All events are free unless otherwise stated
Women’s Lives in the World of Charles Dickens
Friday 9 March
10 am - 4pm
Conference
London Metropolitan Archives
A day of talks and presentations which explores the lives of
women as reflected in historical records and literature. This event
marks International Women’s Day and the 200th anniversary of
Dickens.
£15 / £10 concessions (bring lunch) —but you must book in
advance
Oliver Twist’s London
Wednesday 14 March
12.30 - 1.30pm
Talk
Shoe Lane Library
London fascinated and terrified Dickens. It emerges powerfully
in Dickens’s Oliver Twist as a place of striking contrasts and a
character in its own right and will be explored in this talk by Dr
Tony Williams, former Joint Secretary of the International Dickens
Fellowship (1999 - 2006).
The following three talks will be given by Professor Robert L.
Patten of Rice University Texas and Scholar in Residence, Charles
Dickens Museum:
London’s Characters: Charles Dickens and George Cruikshank
Wednesday 11 April
2 - 3pm
Guildhall Library
Cruikshank, born in 1792, was two decades Dickens’s senior, and had
been drawing London residents for more than twenty years before he
paired with Dickens on illustrations to Sketches by Boz and Oliver
Twist. At many points both artist and author agreed about the
subjects and wonders of the city; but sometimes illustration and
text are rather at odds about representing that world.

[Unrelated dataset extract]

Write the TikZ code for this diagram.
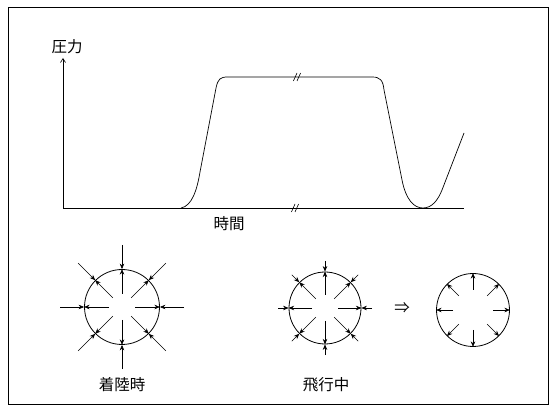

Free—but you must book in advance
Phiz, Dickens and Memory in David Copperfield
Wednesday 18 April
2 - 3pm
Guildhall Library
David Copperfield is a successful London author when he writes his
memoir. His recollections, however, are partial, and Browne’s
illustrations sometimes fill in gaps that David’s narrative later,
or never, does. How can pictures depict the mind’s imaginings and
also correct them in light of subsequent disclosures? How does an
artist draw memories?
Free—but you must book in advance
Theatrical Characters: Martin Chuzzlewit and Orley Farm;
Dickens and Anthony Trollope; Browne and John Everett Millais
Wednesday, 25 April
2 - 3pm
Guildhall Library
Between 1840 and 1860 the way characters got represented on page
and stage changed dramatically. Comparing Browne’s portrait of the
provincial Pecksniff family to Millais’s image of the London lawyer
Mr. Furnival and his wife illustrates alterations in the verbal,
visual, and theatrical vocabularies of personality. These pictures,
like the texts they illustrate, speak in different ways to
audiences who assess character according to quite different
signs.
Free—but you must book in advance
Charles Dickens’s Clerkenwell
Monday 16 April
11am
Guided walk
London Metropolitan Archives
Visit places of interest in and around Clerkenwell which feature
in the works of Charles Dickens, from Oliver Twist to Barnaby
Rudge.
£7.50—but you must book in advance
Victorian Toys and Crafts
Wednesday 18 April
4.30 - 5.30pm
Children's event
Shoe Lane Library
A craft activity session to celebrate the birth of Charles
Dickens.
Children will be able to make Victorian toys.